Das vor mehr als 300 Jahren etablierte, die menschliche Geschichte gliedernde Ordnungsschema begleitet uns noch heute trotz bisweilen formulierter Kritik. Dabei kann es auf geistige Grundlagen und Vorarbeiten zurückgeführt werden, welche in noch älteren Schichten der Vergangenheit zu verorten sind. So war es der italienische Frühhumanist Francesco Petrarca, als Schöpfer lyrischer Dichtung wie auch als Erstbesteiger des Mont Ventoux in der Provence bekannt geworden, der seine eigene Zeit, das 14. Jahrhundert, von der als Vorbild verherrlichten Antike durch eine mittlere Zeit abgetrennt sah. Damit war das dunkle Mittelalter in der Welt und eine davon abgetrennte moderne Zeit vom Grundsatz her auch. Als Petrarca 1374 starb, hatte unserem heutigen Verständnis nach die Frührenaissance noch nicht begonnen,  sowohl die Erfindung des Buchdrucks als auch die Entdeckung Amerikas – und damit die Neuzeit in unserem Sinn – lagen in weiter Ferne. Gleichwohl teilen wir im 21. Jahrhundert Petrarcas grundsätzliche Überlegungen zu den Epochen.

Global History

Man mag es Unbehagen oder Kritik nennen, die im Ergebnis in manchen Fällen zu einer Neubewertung gelangt sind und zukünftig gelangen werden. Im Kern dürfte ein strukturelles Problem den Ausschlag geben. Traditionelle, sich an Politik-, Diplomatie- oder Verfassungsgeschichte ausrichtende Geschichtsschreibung sieht ihrem Thema gemäß den Nationalstaat im Zentrum. Werden die Zeiträume, mit denen sich Autorinnen/Autoren auseinandersetzen, länger und epochenübergreifend, geraten geographische und kontinentübergreifende Großräume gar in den Blick, liegt es in der Natur der Sache, dass ein auf europäischer Geschichte basierendes Modell wie das Dreiperiodenschema an seine logischen Grenzen stößt.

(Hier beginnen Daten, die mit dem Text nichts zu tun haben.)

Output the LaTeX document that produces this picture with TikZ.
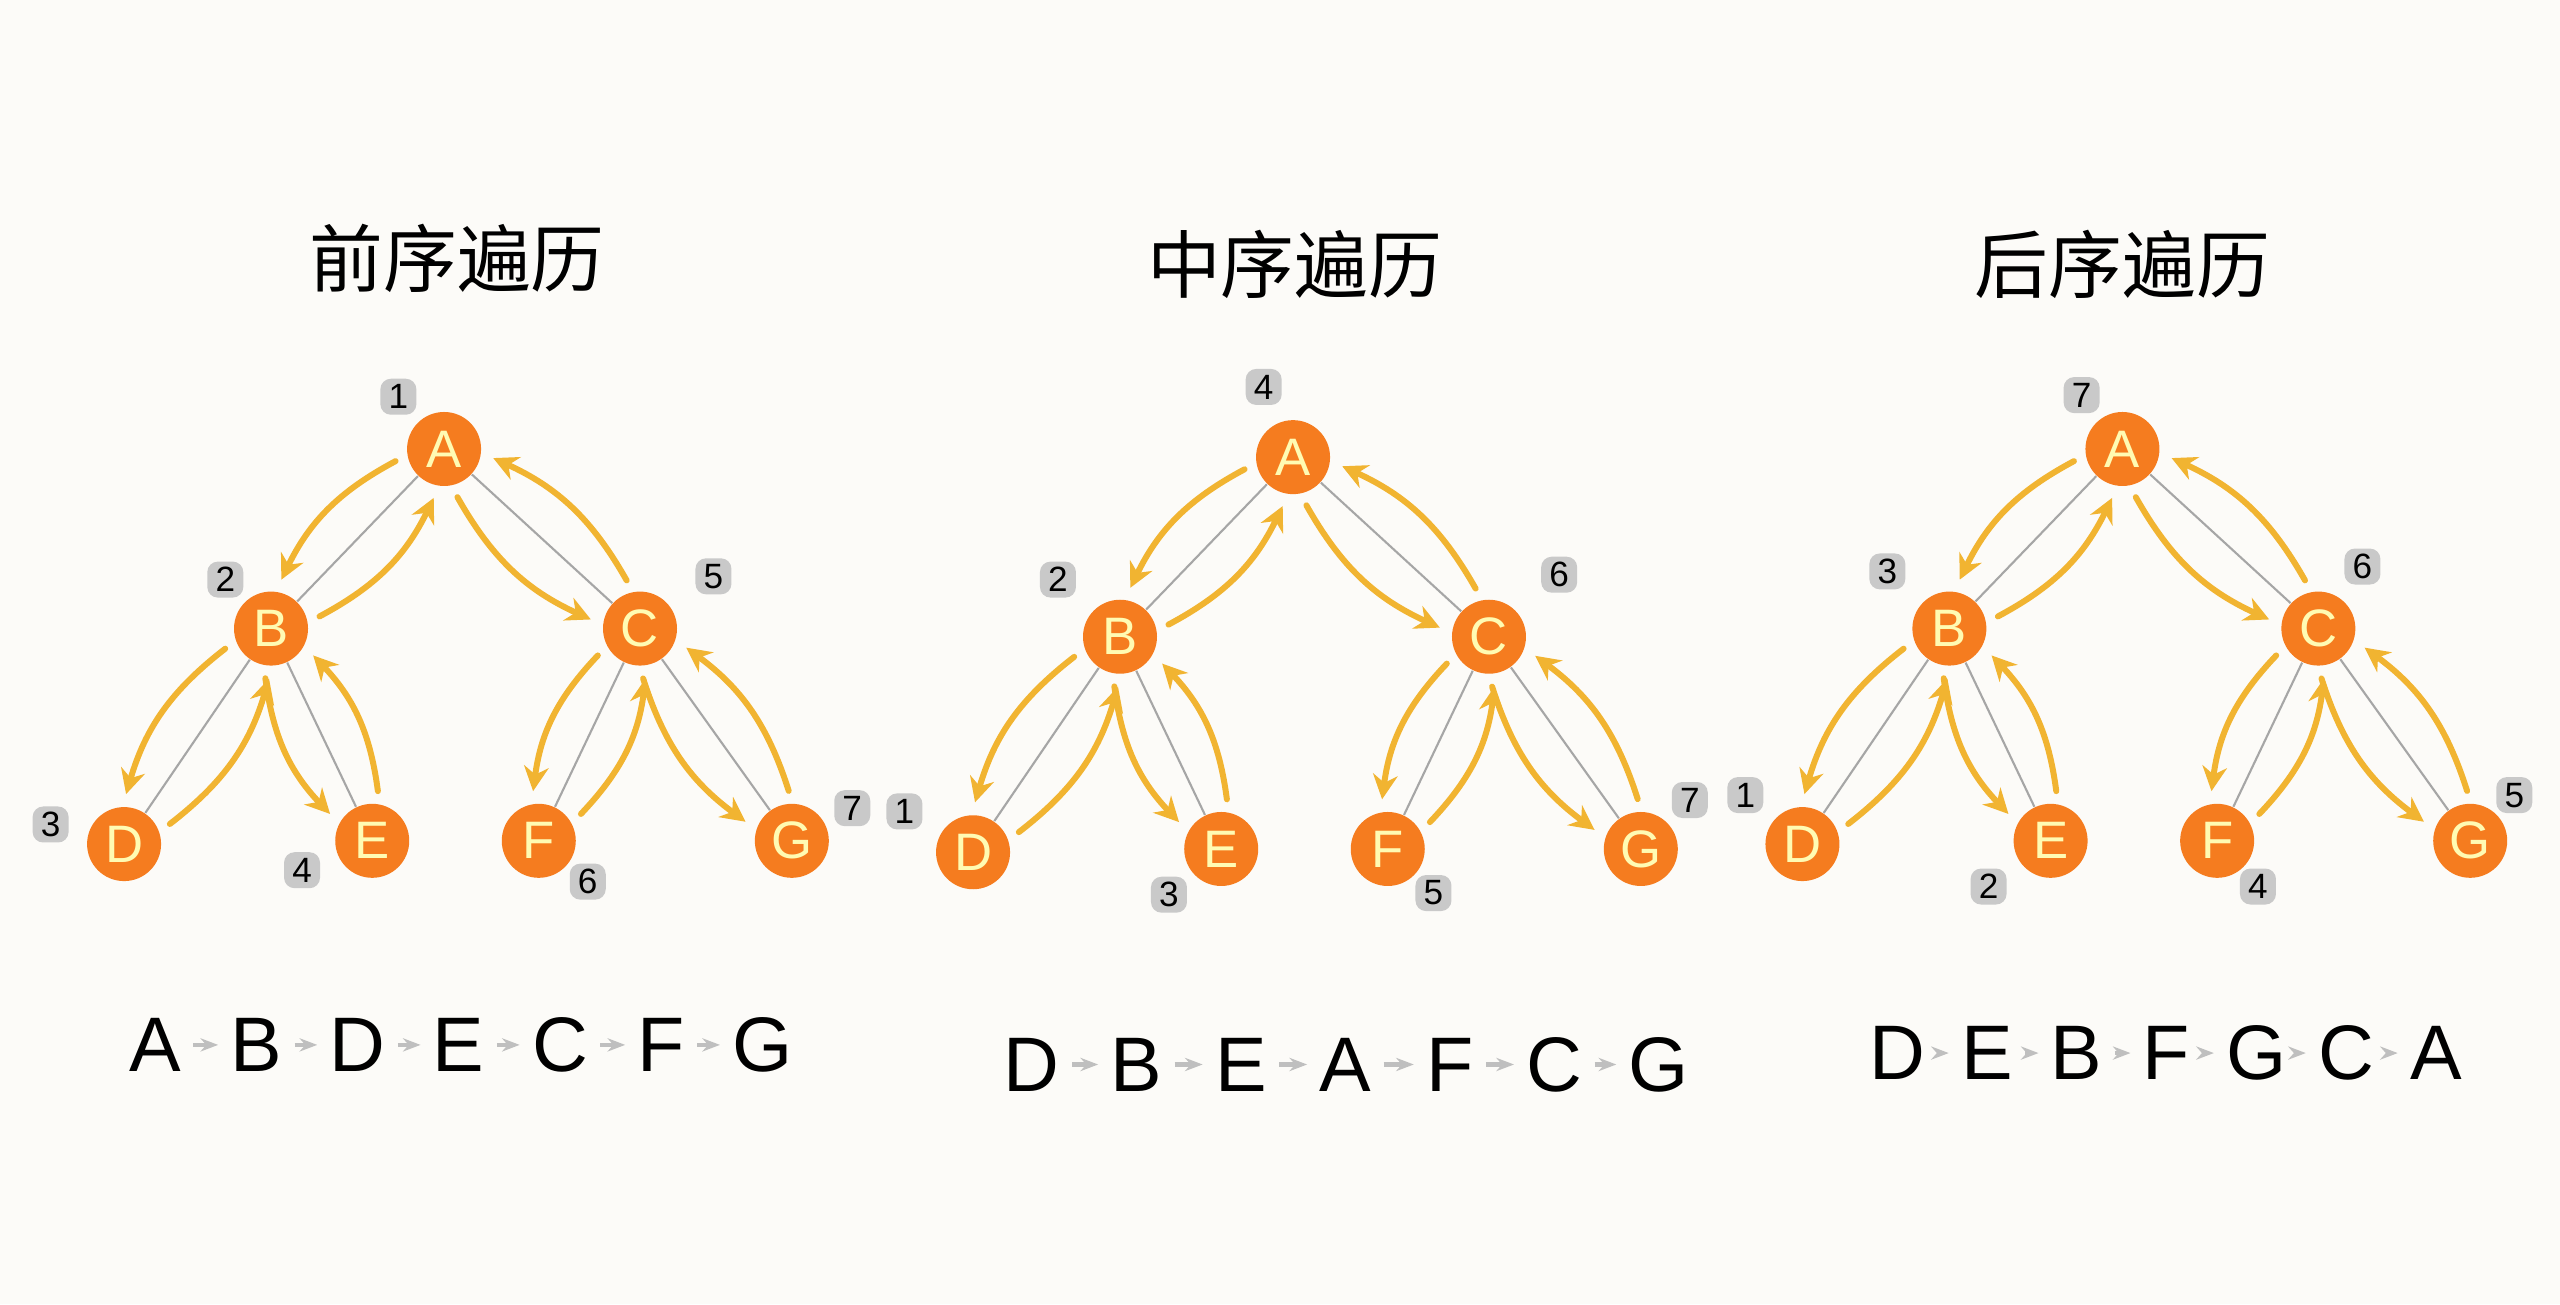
\documentclass[tikz,border=0pt]{standalone}
\usepackage{fontspec}
\setmainfont{Liberation Sans}
\newfontfamily\cjk{Noto Sans CJK SC}
\usetikzlibrary{calc,arrows.meta}
\definecolor{nodeorange}{HTML}{F57C1F}
\definecolor{travyellow}{HTML}{F1B431}
\definecolor{badgegray}{HTML}{C9C9C9}
\definecolor{paper}{HTML}{FCFBF8}
\tikzset{
  vert/.style={circle,fill=nodeorange,minimum size=0.74cm,inner sep=0pt,
    text=yellow!30,font=\fontsize{15}{15}\selectfont},
  edge/.style={gray!70,line width=0.6pt},
  trav/.style={travyellow,line width=1.7pt,line cap=round,-{Stealth[length=7pt,width=7pt]}},
  badge/.style={fill=badgegray,rounded corners=3pt,minimum size=0.36cm,inner sep=0pt,
    font=\fontsize{10}{10}\selectfont},
  title/.style={font=\cjk\fontsize{21}{24}\selectfont},
  seq/.style={font=\fontsize{22}{24}\selectfont},
  seqarrow/.style={gray!50,line width=1.2pt,-{Stealth[length=5pt]}}
}
% one pass down and one pass up beside an edge
\newcommand{\walk}[2]{
  \draw[edge] (#1) -- (#2);
  \draw[trav] ($(#1)!0.5cm!-32:(#2)$) to[bend right=18] ($(#2)!0.5cm!32:(#1)$);
  \draw[trav] ($(#2)!0.5cm!-32:(#1)$) to[bend right=18] ($(#1)!0.5cm!32:(#2)$);
}
% tree #1 with A at (#2,#3)
\newcommand{\bintree}[3]{
  \begin{scope}[shift={(#2,#3)}]
    \node[vert] (A#1) at (0,0) {A};
    \node[vert] (B#1) at (-106,110) {B};
    \node[vert] (C#1) at (120,110) {C};
    \node[vert] (D#1) at (-196,242) {D};
    \node[vert] (E#1) at (-44,240) {E};
    \node[vert] (F#1) at (58,240) {F};
    \node[vert] (G#1) at (213,240) {G};
  \end{scope}
  \walk{A#1}{B#1} \walk{A#1}{C#1}
  \walk{B#1}{D#1} \walk{B#1}{E#1}
  \walk{C#1}{F#1} \walk{C#1}{G#1}
}
% sequence #1 starting at (#2,#3), spacing #4, letters #5
\newcommand{\order}[5]{
  \foreach \l [count=\i] in {#5}
    \node[seq] (s#1-\i) at ({#2+(\i-1)*#4},#3) {\l};
  \foreach \i [evaluate=\i as \j using int(\i+1)] in {1,...,6}
    \draw[seqarrow] (s#1-\i.east) -- (s#1-\j.west);
}

\begin{document}
\begin{tikzpicture}[x=0.01633cm,y=-0.01633cm]
\fill[paper] (0,0) rectangle (1568,799);
\useasboundingbox (0,0) rectangle (1568,799);

\node[title] (t1) at (280,158) {前序遍历};
\node[title] (t2) at (793,162) {中序遍历};
\node[title] (t3) at (1300,162) {后序遍历};

\bintree{1}{272}{275}
\bintree{2}{792}{280}
\bintree{3}{1300}{275}

% visiting order
\node[badge] (n1a) at ($(A1)+(-28,-32)$) {1};
\node[badge] (n1b) at ($(B1)+(-28,-30)$) {2};
\node[badge] (n1d) at ($(D1)+(-45,-12)$) {3};
\node[badge] (n1e) at ($(E1)+(-43,18)$) {4};
\node[badge] (n1c) at ($(C1)+(45,-32)$) {5};
\node[badge] (n1f) at ($(F1)+(30,25)$) {6};
\node[badge] (n1g) at ($(G1)+(37,-20)$) {7};

\node[badge] (n2d) at ($(D2)+(-42,-25)$) {1};
\node[badge] (n2b) at ($(B2)+(-38,-35)$) {2};
\node[badge] (n2e) at ($(E2)+(-32,28)$) {3};
\node[badge] (n2a) at ($(A2)+(-18,-43)$) {4};
\node[badge] (n2f) at ($(F2)+(28,27)$) {5};
\node[badge] (n2c) at ($(C2)+(43,-38)$) {6};
\node[badge] (n2g) at ($(G2)+(30,-30)$) {7};

\node[badge] (n3d) at ($(D3)+(-35,-30)$) {1};
\node[badge] (n3e) at ($(E3)+(-38,28)$) {2};
\node[badge] (n3b) at ($(B3)+(-38,-35)$) {3};
\node[badge] (n3f) at ($(F3)+(25,28)$) {4};
\node[badge] (n3g) at ($(G3)+(27,-28)$) {5};
\node[badge] (n3c) at ($(C3)+(27,-38)$) {6};
\node[badge] (n3a) at ($(A3)+(-25,-33)$) {7};

\order{1}{95}{640}{62}{A,B,D,E,C,F,G}
\order{2}{632}{652}{64}{D,B,E,A,F,C,G}
\order{3}{1162}{645}{55}{D,E,B,F,G,C,A}
\end{tikzpicture}
\end{document}
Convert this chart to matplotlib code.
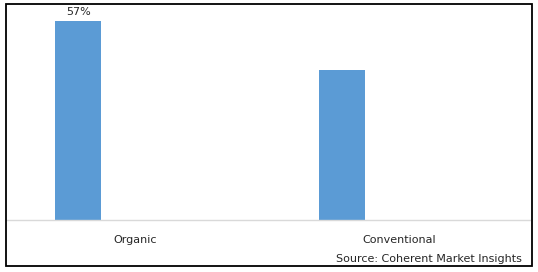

Als Wegbereiter der global history gilt der US-Amerikaner William Hardy McNeill, der in einem 1981 vor der Royal Historical Society gehaltenen Vortrag ausführte: „Viele Historiker lehnen Weltgeschichte deshalb ab, weil sie ihnen zu vage und zu allgemein ist und weil sie das Gefühl haben, weltgeschichtliche Aussagen seien nicht überprüfbar. Eine solche Ansicht ist unrichtig. Weltgeschichte beruht in genau derselben Weise auf Quellen wie Nationalgeschichte oder Geschichte in jedem anderen Größenmaßstab. Die Verfahren, um eine bestimmte Hypothese zu überprüfen, sind immer dieselben, ob sich diese Hypothese nun auf die ganze Welt bezieht, auf eine einzelne Zivilisation, eine bestimmte Nation oder ein kleines Dorf in den Pyrenäen.“ ( zitiert nach: Fritz Stern, Jürgen Osterhammel (Hrsg.), Moderne Historiker. Klassische Texte von Voltaire bis zur Gegenwart, München 2011, S. 483)

Wer Grundlegendes zur global history von William Hardy McNeill erfahren möchte, sei auf sein nach wie vor nicht ins Deutsche übersetzte „The Rise of the West: A History of the Human Community“  aus dem Jahr 1963 verwiesen.

Weltweiten Phänomenen wie Klimawandel oder Internet in dem Sinne nicht unähnlich, dass sie nicht ausschließlich in nationalstaatlichen oder europäischen Kategorien ge- und bedacht werden können, zeichnen sich auch für das europäisch basierte Dreiperiodenschema der historischen Epochen und ihrer Grenzen weitere Veränderungen ab.